Guest post by R. Ballantine
During my usual dig through Newark’s historical archives, I came across a peculiar piece of our city’s history. In 1947, the Central Planning Board issued its newest Master Plan. In it, you will find the usual suspects… statistics, population projections, traffic pattern studies, proposals for new schools and housing projects… the usual stuff. Then you arrive at pages 131 and 132, and suddenly things get interesting. There you will find the diagrammatic plans and an aerial rendering for what was to be Newark’s own version of Lincoln Center.
As you probably know, this cultural center never made it past this report.
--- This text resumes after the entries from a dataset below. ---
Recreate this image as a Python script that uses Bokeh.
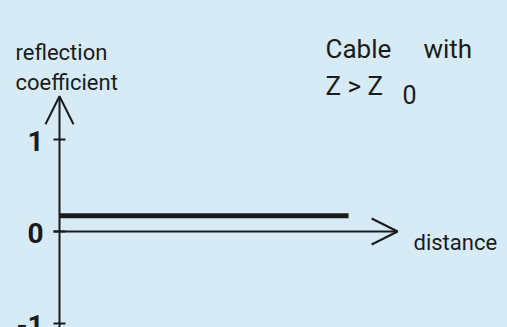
from bokeh.plotting import figure
from bokeh.models import Range1d, Arrow, OpenHead, Label
from bokeh.embed import file_html
from bokeh.resources import INLINE
from bokeh.core.properties import value

# ---- data ----
cable_distance = [0, 10]
reflection_coefficient = [0.17, 0.17]
y_ticks = [1, 0, -1]
y_tick_labels = ["1", "0", "-1"]
y_axis_label = ["reflection", "coefficient"]
x_axis_label = "distance"
title_words = ["Cable", "with"]
title_line2 = "Z > Z"
title_subscript = "0"

# ---- layout ----
W, H = 507, 327
BG = "#d6ebf6"
INK = "#1b1b1b"
FONT = "Roboto"
PX_X = 28.9          # pixels per distance unit
PX_Y = 92.0          # pixels per reflection unit
ORIGIN = (59, 231)   # origin position in canvas pixels (from left, from top)
X_AXIS_END = 11.7    # distance where the x arrow tip sits
Y_AXIS_END = 1.47    # reflection value where the y arrow tip sits

x_range = Range1d(-ORIGIN[0] / PX_X, (W - ORIGIN[0]) / PX_X)
y_range = Range1d(-(H - ORIGIN[1]) / PX_Y, ORIGIN[1] / PX_Y)

p = figure(width=W, height=H, x_range=x_range, y_range=y_range,
           output_backend="svg", toolbar_location=None, min_border=0,
           background_fill_color=BG, border_fill_color=BG)
p.axis.visible = False
p.grid.visible = False
p.outline_line_color = None

tick_px = 6 / PX_X

# y axis with arrow
p.add_layout(Arrow(end=OpenHead(size=28, line_width=2, line_color=INK),
                   x_start=0, y_start=y_range.start, x_end=0, y_end=Y_AXIS_END,
                   line_width=2, line_color=INK))
# x axis with arrow
p.add_layout(Arrow(end=OpenHead(size=26, line_width=2, line_color=INK),
                   x_start=-tick_px, y_start=0, x_end=X_AXIS_END, y_end=0,
                   line_width=2, line_color=INK))
# ticks
p.segment(x0=[-tick_px] * len(y_ticks), x1=[tick_px] * len(y_ticks),
          y0=y_ticks, y1=y_ticks, line_width=2, line_color=INK)
p.text(x=[0] * len(y_ticks), y=y_ticks, text=y_tick_labels, x_offset=-16, y_offset=1,
       text_align="right", text_baseline="middle", text_font=value(FONT),
       text_font_style="bold", text_font_size="28px", text_color=INK)

# the cable's reflection coefficient
p.line(cable_distance, reflection_coefficient, line_width=5, line_color=INK)

def lab(text, x, y, size, **kw):
    p.add_layout(Label(x=x, y=H - y, x_units="screen", y_units="screen", text=text,
                       text_font=FONT, text_font_size=size, text_color=INK,
                       text_baseline="alphabetic", **kw))

lab(y_axis_label[0], 15, 52, "22px")
lab(y_axis_label[1], 15, 82, "22px")
lab(title_words[0], 325, 48, "26px")
lab(title_words[1], 423, 48, "26px")
lab(title_line2, 325, 85, "26px")
lab(title_subscript, 402, 94, "25px")
lab(x_axis_label, 413, 242, "22px")

template = """{% block inner_head %}{{ super() }}
<style>html, body { margin: 0 !important; padding: 0 !important; background: #d6ebf6 !important; overflow: hidden; }</style>
{% endblock %}"""

open("out.html", "w").write(file_html(p, INLINE, template=template))
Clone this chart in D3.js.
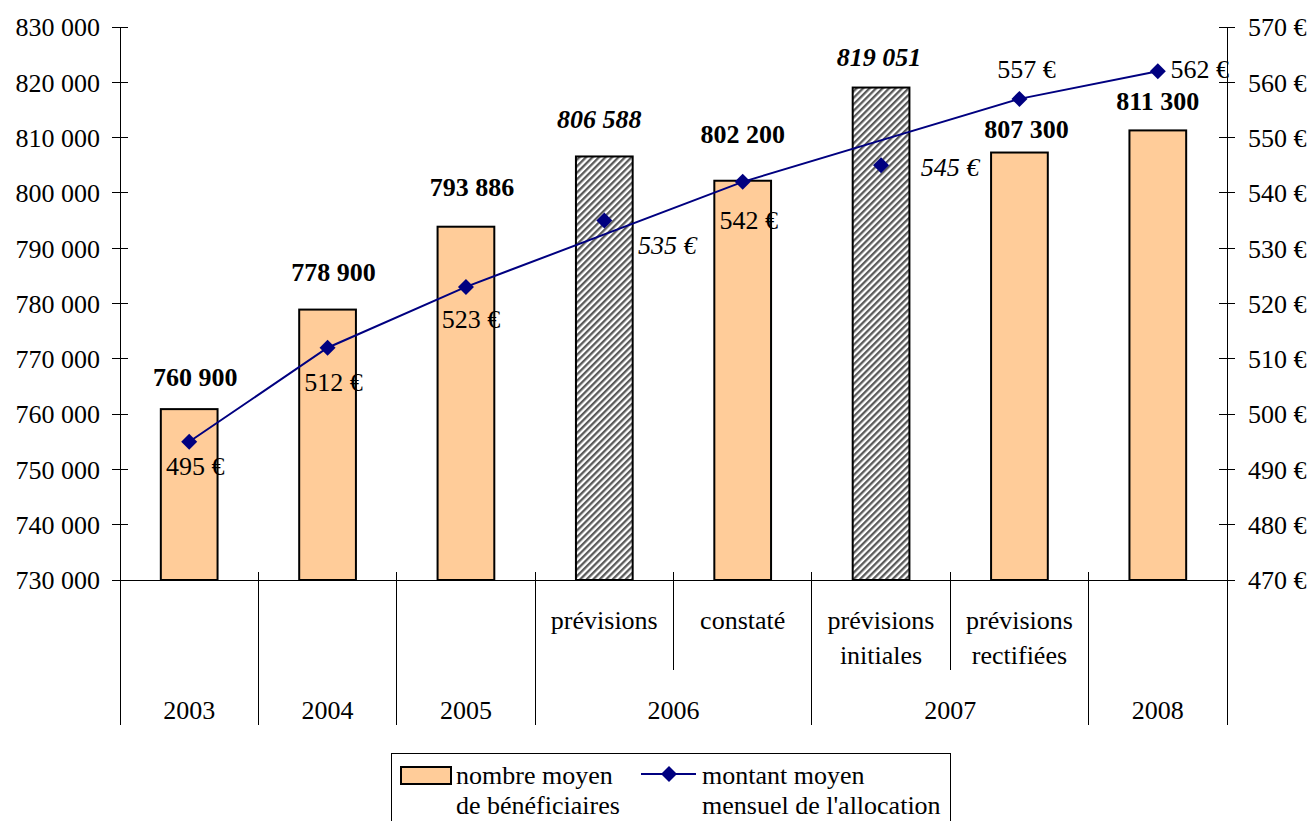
<!DOCTYPE html>
<html>
<head>
<meta charset="utf-8">
<script src="https://cdn.jsdelivr.net/npm/d3@7/dist/d3.min.js"></script>
<style>
  html, body { margin: 0; padding: 0; background: #fff; }
  svg { display: block; }
  text { font-family: "Liberation Serif", "Times New Roman", Times, serif; fill: #000; }
</style>
</head>
<body>
<svg id="chart" width="1311" height="821"></svg>
<script>
// Categories along the bottom axis
const categories = ["2003", "2004", "2005", "2006 prévisions", "2006 constaté",
  "2007 prévisions initiales", "2007 prévisions rectifiées", "2008"];
const subLabels = [[], [], [], ["prévisions"], ["constaté"],
  ["prévisions", "initiales"], ["prévisions", "rectifiées"], []];
const years = ["2003", "2004", "2005", "2006", "2007", "2008"];
const yearSpans = [1, 1, 1, 2, 2, 1];

// Series
const beneficiaries = [760900, 778900, 793886, 806588, 802200, 819051, 807300, 811300];
const allowance = [495, 512, 523, 535, 542, 545, 557, 562];
const isForecast = [false, false, false, true, false, true, false, false];

// Axis domains / ticks
const leftDomain = [730000, 830000];
const leftTicks = [730000, 740000, 750000, 760000, 770000, 780000, 790000, 800000, 810000, 820000, 830000];
const rightDomain = [470, 570];
const rightTicks = [470, 480, 490, 500, 510, 520, 530, 540, 550, 560, 570];

const legendLabels = [["nombre moyen", "de bénéficiaires"], ["montant moyen", "mensuel de l'allocation"]];

// ---- layout ----
const svg = d3.select("#chart");
const X0 = 120, X1 = 1227, Y0 = 580, Y1 = 27, CAT_BOTTOM = 725;
const FS = 26;
const SERIF = '"Liberation Serif", "Times New Roman", Times, serif';
const BAR_COLOR = "#FFCC99", LINE_COLOR = "#000080";

const fr = d3.formatLocale({ decimal: ",", thousands: " ", grouping: [3], currency: ["", " €"] });
const fmt = fr.format(",d");

const x = d3.scaleBand().domain(categories).range([X0, X1]).padding(0);
const yL = d3.scaleLinear().domain(leftDomain).range([Y0, Y1]);
const yR = d3.scaleLinear().domain(rightDomain).range([Y0, Y1]);
const cx = c => x(c) + x.bandwidth() / 2;
const barW = x.bandwidth() * 0.41;

// hatch pattern for forecast bars
const defs = svg.append("defs");
const pat = defs.append("pattern").attr("id", "hatch")
  .attr("patternUnits", "userSpaceOnUse").attr("width", 4.6).attr("height", 10)
  .attr("patternTransform", "rotate(45)");
pat.append("rect").attr("width", 4.6).attr("height", 10).attr("fill", "#fff");
pat.append("rect").attr("width", 2.3).attr("height", 10).attr("fill", "#5a5a5a");

// ---- axes ----
const leftAxis = d3.axisLeft(yL).tickValues(leftTicks).tickSize(0).tickFormat(fmt);
const gL = svg.append("g").attr("transform", `translate(${X0},0)`).call(leftAxis);
gL.attr("font-family", SERIF);
gL.select(".domain").remove();
gL.selectAll("text").attr("x", -20).style("font-size", FS + "px").attr("dy", "0.34em");

const rightAxis = d3.axisRight(yR).tickValues(rightTicks).tickSize(0).tickFormat(d => d + " €");
const gR = svg.append("g").attr("transform", `translate(${X1},0)`).call(rightAxis);
gR.attr("font-family", SERIF);
gR.select(".domain").remove();
gR.selectAll("text").attr("x", 21).style("font-size", FS + "px").attr("dy", "0.34em");

const axisG = svg.append("g").attr("stroke", "#000").attr("stroke-width", 1).attr("shape-rendering", "crispEdges");
// vertical axis lines (extend down through the category area)
axisG.append("line").attr("x1", X0).attr("x2", X0).attr("y1", Y1).attr("y2", CAT_BOTTOM);
axisG.append("line").attr("x1", X1).attr("x2", X1).attr("y1", Y1).attr("y2", CAT_BOTTOM);
// tick marks crossing the axes
leftTicks.forEach(t => axisG.append("line").attr("x1", X0 - 8).attr("x2", X0 + 8).attr("y1", yL(t)).attr("y2", yL(t)));
rightTicks.forEach(t => axisG.append("line").attr("x1", X1 - 8).attr("x2", X1 + 8).attr("y1", yR(t)).attr("y2", yR(t)));

// ---- bars ----
svg.append("g").selectAll("rect").data(categories).join("rect")
  .attr("x", d => cx(d) - barW / 2)
  .attr("width", barW)
  .attr("y", (d, i) => yL(beneficiaries[i]))
  .attr("height", (d, i) => Y0 - yL(beneficiaries[i]))
  .attr("fill", (d, i) => isForecast[i] ? "url(#hatch)" : BAR_COLOR)
  .attr("stroke", "#000").attr("stroke-width", 2);

// horizontal category axis line
axisG.append("line").attr("x1", X0 - 8).attr("x2", X1 + 8).attr("y1", Y0).attr("y2", Y0);

// category separators
let acc = 0;
const groupEdges = [];
yearSpans.forEach(s => { acc += s; groupEdges.push(acc); });
for (let i = 1; i < categories.length; i++) {
  const xe = x(categories[i]);
  const major = groupEdges.includes(i);
  axisG.append("line").attr("x1", xe).attr("x2", xe)
    .attr("y1", Y0 - 8).attr("y2", major ? CAT_BOTTOM : 670);
}

// sub-category labels
const catLab = svg.append("g").style("font-size", FS + "px").attr("text-anchor", "middle");
categories.forEach((c, i) => {
  subLabels[i].forEach((ln, k) => {
    catLab.append("text").attr("x", cx(c)).attr("y", 620 + k * 35).attr("dy", "0.34em").text(ln);
  });
});
// year labels
acc = 0;
years.forEach((yv, i) => {
  const first = categories[acc], last = categories[acc + yearSpans[i] - 1];
  const mid = (x(first) + x(last) + x.bandwidth()) / 2;
  catLab.append("text").attr("x", mid).attr("y", 710).attr("dy", "0.34em").text(yv);
  acc += yearSpans[i];
});

// ---- bar value labels ----
const barLabelOffsets = [[6, -32], [6, -37], [6, -40], [-5, -37], [0, -47], [-2, -30], [7, -23], [0, -29]];
svg.append("g").selectAll("text").data(categories).join("text")
  .attr("x", (d, i) => cx(d) + barLabelOffsets[i][0])
  .attr("y", (d, i) => yL(beneficiaries[i]) + barLabelOffsets[i][1])
  .attr("dy", "0.34em").attr("text-anchor", "middle")
  .style("font-size", FS + "px").style("font-weight", "bold")
  .style("font-style", (d, i) => isForecast[i] ? "italic" : "normal")
  .text((d, i) => fmt(beneficiaries[i]));

// ---- allowance line (actual values only) ----
const actualIdx = d3.range(categories.length).filter(i => !isForecast[i]);
const line = d3.line().x(i => cx(categories[i])).y(i => yR(allowance[i]));
svg.append("path").datum(actualIdx).attr("d", line)
  .attr("fill", "none").attr("stroke", LINE_COLOR).attr("stroke-width", 2);

const diamond = (px, py, r) => `M${px},${py - r}L${px + r},${py}L${px},${py + r}L${px - r},${py}Z`;
svg.append("g").selectAll("path").data(categories).join("path")
  .attr("d", (d, i) => diamond(cx(d), yR(allowance[i]), 8))
  .attr("fill", LINE_COLOR);

const lineLabelOffsets = [[6, 24], [6, 34], [5, 32], [63, 25], [6, 38], [69, 2], [7, -30], [42, -2]];
svg.append("g").selectAll("text").data(categories).join("text")
  .attr("x", (d, i) => cx(d) + lineLabelOffsets[i][0])
  .attr("y", (d, i) => yR(allowance[i]) + lineLabelOffsets[i][1])
  .attr("dy", "0.34em").attr("text-anchor", "middle")
  .style("font-size", FS + "px")
  .style("font-style", (d, i) => isForecast[i] ? "italic" : "normal")
  .text((d, i) => allowance[i] + " €");

// ---- legend ----
const lg = svg.append("g");
lg.append("rect").attr("x", 391.5).attr("y", 753.5).attr("width", 559).attr("height", 80)
  .attr("fill", "#fff").attr("stroke", "#000").attr("stroke-width", 1);
lg.append("rect").attr("x", 401).attr("y", 767).attr("width", 50).attr("height", 17)
  .attr("fill", BAR_COLOR).attr("stroke", "#000").attr("stroke-width", 2);
lg.append("line").attr("x1", 641).attr("x2", 696).attr("y1", 774).attr("y2", 774)
  .attr("stroke", LINE_COLOR).attr("stroke-width", 2);
lg.append("path").attr("d", diamond(669, 774, 8)).attr("fill", LINE_COLOR);
const legX = [456, 702];
legendLabels.forEach((lines, j) => {
  lines.forEach((ln, k) => {
    lg.append("text").attr("x", legX[j]).attr("y", 775 + k * 30).attr("dy", "0.34em")
      .style("font-size", FS + "px").text(ln);
  });
});
</script>
</body>
</html>
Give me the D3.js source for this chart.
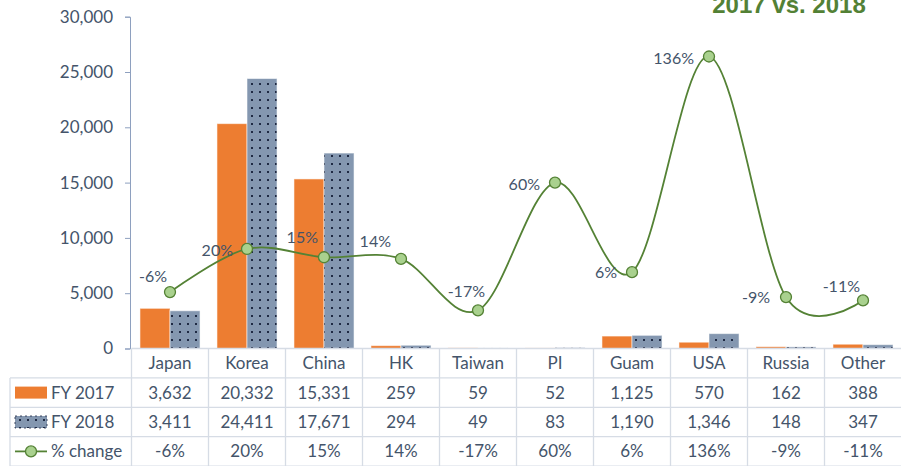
<!DOCTYPE html>
<html>
<head>
<meta charset="utf-8">
<script src="https://cdn.jsdelivr.net/npm/d3@7"></script>
<style>
  body { margin: 0; background: #fff; }
  svg { display: block; font-family: Lato, "Open Sans", sans-serif; }
</style>
</head>
<body>
<svg id="chart" width="901" height="466"></svg>
<script>
const categories = ["Japan", "Korea", "China", "HK", "Taiwan", "PI", "Guam", "USA", "Russia", "Other"];
const fy2017 = [3632, 20332, 15331, 259, 59, 52, 1125, 570, 162, 388];
const fy2018 = [3411, 24411, 17671, 294, 49, 83, 1190, 1346, 148, 347];
const pctChange = [-6, 20, 15, 14, -17, 60, 6, 136, -9, -11];
const yTicks = [0, 5000, 10000, 15000, 20000, 25000, 30000];
// hand-placed % labels: [dx of text end, dy of baseline] from the marker
const labelNudge = [[-3, -10], [-14, 7], [-6, -14], [-10, -12], [7, -13],
  [-15, 7], [-15, 6], [-15, 7], [-16, 6], [-3, -8]];

const svg = d3.select("#chart");
const plotL = 131.5, plotR = 901.5, plotT = 16.7, plotB = 348.5;
const txt = "#44546A", grid = "#D6DCE5";

const x = d3.scaleBand().domain(categories).range([plotL, plotR]).padding(0);
const bw = x.bandwidth();
const x1 = d3.scaleBand().domain(["FY 2017", "FY 2018"]).range([bw * 0.11, bw * 0.89]);
const y = d3.scaleLinear().domain([0, 30000]).range([plotB, plotT]);
const y2 = d3.scaleLinear().domain([-40, 160]).range([plotB, plotT]);

// dotted fill for FY 2018
const defs = svg.append("defs");
const pat = defs.append("pattern").attr("id", "dots")
  .attr("patternUnits", "userSpaceOnUse").attr("width", 8).attr("height", 8);
pat.append("rect").attr("width", 8).attr("height", 8).attr("fill", "#8497B0");
pat.append("rect").attr("x", 3).attr("y", 3).attr("width", 2).attr("height", 2).attr("fill", "#1F2A44");

// title (cut off at the top in the original)
svg.append("text").attr("x", 789).attr("y", 12.5).attr("text-anchor", "middle")
  .attr("font-family", "'Liberation Sans', Arial, sans-serif").attr("font-weight", "bold")
  .attr("font-size", 24).attr("fill", "#538135").text("2017 vs. 2018");

// y axis
const yAxis = svg.append("g").attr("transform", `translate(${plotL - 1.5},0)`)
  .call(d3.axisLeft(y).tickValues(yTicks).tickSize(5).tickPadding(12).tickFormat(d3.format(",")));
yAxis.select(".domain").attr("stroke", "#8EA0BF");
yAxis.selectAll(".tick line").attr("stroke", "#8EA0BF");
yAxis.selectAll(".tick text").attr("fill", txt).attr("font-size", 17)
  .attr("font-family", "Lato, sans-serif");

// bars
const series = [
  { key: "FY 2017", vals: fy2017, fill: "#ED7D31" },
  { key: "FY 2018", vals: fy2018, fill: "url(#dots)" },
];
series.forEach((s) => {
  svg.append("g").selectAll("rect").data(categories).join("rect")
    .attr("x", (c) => x(c) + x1(s.key))
    .attr("width", x1.bandwidth())
    .attr("y", (c, i) => y(s.vals[i]))
    .attr("height", (c, i) => y(0) - y(s.vals[i]))
    .attr("fill", s.fill)
    .attr("stroke", "#ffffff").attr("stroke-opacity", 0.55).attr("stroke-width", 1);
});

// % change line
const pts = categories.map((c, i) => [x(c) + bw / 2, y2(pctChange[i])]);
svg.append("path").attr("d", d3.line().curve(d3.curveCatmullRom.alpha(0))(pts))
  .attr("fill", "none").attr("stroke", "#548235").attr("stroke-width", 1.8);
svg.append("g").selectAll("circle").data(pts).join("circle")
  .attr("cx", (d) => d[0]).attr("cy", (d) => d[1]).attr("r", 5.5)
  .attr("fill", "#A9D18E").attr("stroke", "#548235").attr("stroke-width", 1.3);
svg.append("g").selectAll("text").data(pts).join("text")
  .attr("x", (d, i) => d[0] + labelNudge[i][0])
  .attr("y", (d, i) => d[1] + labelNudge[i][1])
  .attr("text-anchor", "end").attr("font-size", 16).attr("fill", txt)
  .text((d, i) => pctChange[i] + "%");

// data table
const rowH = 29.4;
const tbl = svg.append("g");
const rows = [plotB, plotB + rowH, plotB + 2 * rowH, plotB + 3 * rowH, plotB + 4 * rowH];
rows.forEach((ry, i) => {
  tbl.append("line").attr("x1", i === 0 ? plotL : 10).attr("x2", plotR)
    .attr("y1", ry).attr("y2", ry).attr("stroke", grid).attr("stroke-width", 1.3);
});
tbl.append("line").attr("x1", 10).attr("x2", 10).attr("y1", rows[1]).attr("y2", 466)
  .attr("stroke", grid).attr("stroke-width", 1.3);
categories.forEach((c) => {
  tbl.append("line").attr("x1", x(c)).attr("x2", x(c)).attr("y1", plotB).attr("y2", 466)
    .attr("stroke", grid).attr("stroke-width", 1.3);
});
const rowText = [
  categories,
  fy2017.map(d3.format(",")),
  fy2018.map(d3.format(",")),
  pctChange.map((v) => v + "%"),
];
rowText.forEach((vals, r) => {
  tbl.append("g").selectAll("text").data(vals).join("text")
    .attr("x", (d, i) => x(categories[i]) + bw / 2)
    .attr("y", plotB + rowH * r + rowH / 2 + 6)
    .attr("text-anchor", "middle").attr("font-size", 17).attr("fill", txt)
    .text((d) => d);
});

// legend keys in the table
const keyY = (r) => plotB + rowH * r + rowH / 2;
tbl.append("rect").attr("x", 15).attr("y", keyY(1) - 6).attr("width", 32).attr("height", 12)
  .attr("fill", "#ED7D31");
tbl.append("rect").attr("x", 15).attr("y", keyY(2) - 6).attr("width", 32).attr("height", 12)
  .attr("fill", "url(#dots)").attr("stroke", "#1F2A44").attr("stroke-dasharray", "2,3").attr("stroke-width", 0.8);
tbl.append("line").attr("x1", 15).attr("x2", 47).attr("y1", keyY(3)).attr("y2", keyY(3))
  .attr("stroke", "#548235").attr("stroke-width", 1.8);
tbl.append("circle").attr("cx", 31).attr("cy", keyY(3)).attr("r", 5.5)
  .attr("fill", "#A9D18E").attr("stroke", "#548235").attr("stroke-width", 1.3);
["FY 2017", "FY 2018", "% change"].forEach((t, i) => {
  tbl.append("text").attr("x", 51).attr("y", keyY(i + 1) + 6)
    .attr("font-size", 17).attr("fill", txt).text(t);
});
</script>
</body>
</html>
What was to be the last piece cementing Newark as the state’s capital of high culture became another shelved dream in a city whose fortunes were driving off into the sprawling wasteland of lawn munchers and Formica. We would eventually get our performing arts complex in the form of NJPAC, but before this piece of cultural infrastructure was built, someplace else had to step in. Filling the role of Newark’s center for Drama and Music.
Originally built as a Masonic temple, The Mosque Theater became the home to New Jersey Symphony Orchestra in 1964, later renaming it to Newark Symphony Hall. It’s classical exterior and sumptuous interiors certainly give the aura one would expect from a high-brow concert hall, however the same could have been said of the other theaters that existed at the time.
The Mosque Theater was struggling to keep itself open along with The Adams, The Paramount, The RKO Proctor, and countless other smaller neighborhood theaters. One could say that Symphony Hall got lucky, because it lacked the architectural excess and over-embellishment that the other theaters had. Those theaters were places designed to appeal to ‘low-brow’ amusements like Vaudeville, Hollywood Musicals and Spaghetti Westerns… not Verdi and The Ring Cycle. And so, Symphony Hall succeeded in becoming another center of civic culture such as our Library and Museum.
Even when NJPAC was completed in 1997, it remained a part of our city’s creative sphere, sponsoring music and theater, poetry and lecture series, festivals, and community programs. To many Newarkers, Symphony Hall is an institution that evolved to meet the ever-changing cultural and civic landscape of our city.
What is disconcerting, is that we only focused on preserving spaces for erudite cultural endeavors, and we discarded our popular culture in the process. The Paramount Theater is now just a marquee, its roof having collapsed during a storm in 2021.
The Adams and The RKO Proctor may stand, but they also run the risk of meeting the same fate. The Little Theater, originally dedicated to German expressionist film, ended its life as a seedy and decrepit adult movie house.
We celebrate NJPAC and Symphony hall as the best Newark can offer in the dramatic and musical arts, but the average Newarker is not donning suits and fine dresses to go watch the NJSO perform Beethoven’s 5th.
When a Newarker wants to go see a movie, they are either relegated to traveling to the suburbs or to neighboring towns such as Jersey City. When Newarkers want to see a play by independent theater companies, they resort to crossing the Hudson River.
There is nothing stopping us from re-activating and rehabilitating the theaters that are still standing in downtown Newark. They can contribute once again to energizing our city as a capital of entertainment for people of all ages and demographics.
Streaming services may be killing the movie megaplexes of the suburbs, but people now more than ever are clamoring to support great stories and songs performed by local and rising talent. Nothing can compare to the feeling one has when they sit in their seat, inside a lavish and extravagant auditorium, waiting for the lights to grow dim, so that for a few hours you can become lost in the frivolity of the stage, or the magic of the silver screen.